The Drug Policy Alliance has been active in California since 1996, when it spearheaded the campaign to pass Proposition 215, which legalized medical marijuana in California. Since the passage of Prop. 215, DPA has worked vigilantly through both legislative advocacy and litigation in federal and state courts to expand, protect, and defend medical marijuana in California.
DPA was also instrumental in making marijuana the lowest law enforcement priority in San Francisco and Oakland.
Just four years later, DPA sponsored another successful initiative, Proposition 36, which created the largest treatment-instead-of-incarceration program in the nation. Under this law, people convicted for the first or second time of a nonviolent, low-level drug possession offense receive community-based drug treatment instead of jail or prison.
In 2008, DPA put Proposition 5 – the Nonviolent Offender Rehabilitation Act – on the ballot. The largest prison and sentencing reform in U.S. history, that initiative was defeated by a deceptive, multi-million dollar campaign waged by the prison industrial complex. However, it did succeed in setting the terms of the current debate around criminal justice reform in California.
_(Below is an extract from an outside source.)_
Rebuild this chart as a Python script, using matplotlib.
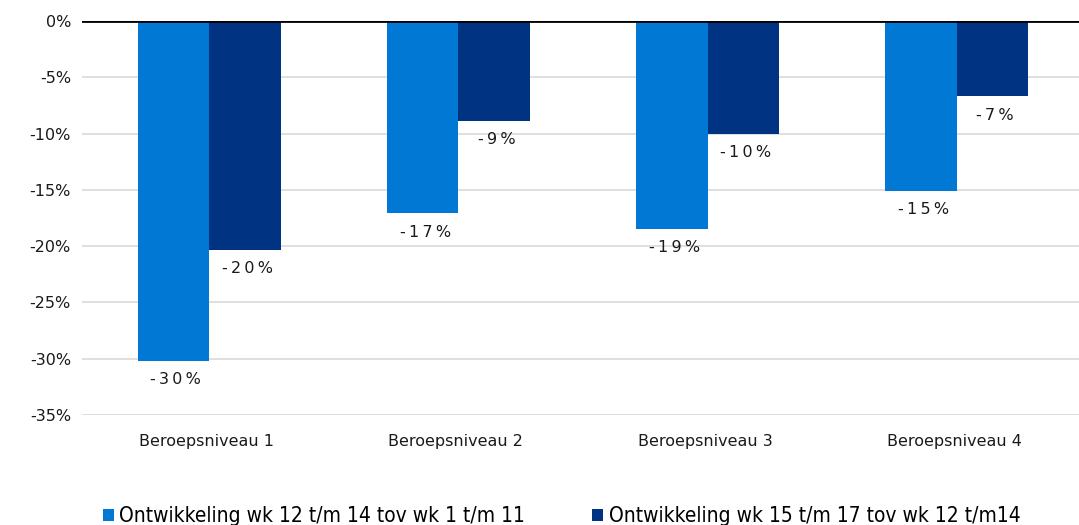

DPA has also led historic efforts in California to advance other significant health-centered drug policy reforms. These include harm reduction legislation to authorize and fund syringe access and to prevent overdose deaths.
Finally, DPA has secured other reforms through the legislative process in Sacramento. California lawmakers improved pain management practices for doctors and patients, enabled drug treatment participants to seal records of their convictions, and extended the University of California’s medical marijuana research program.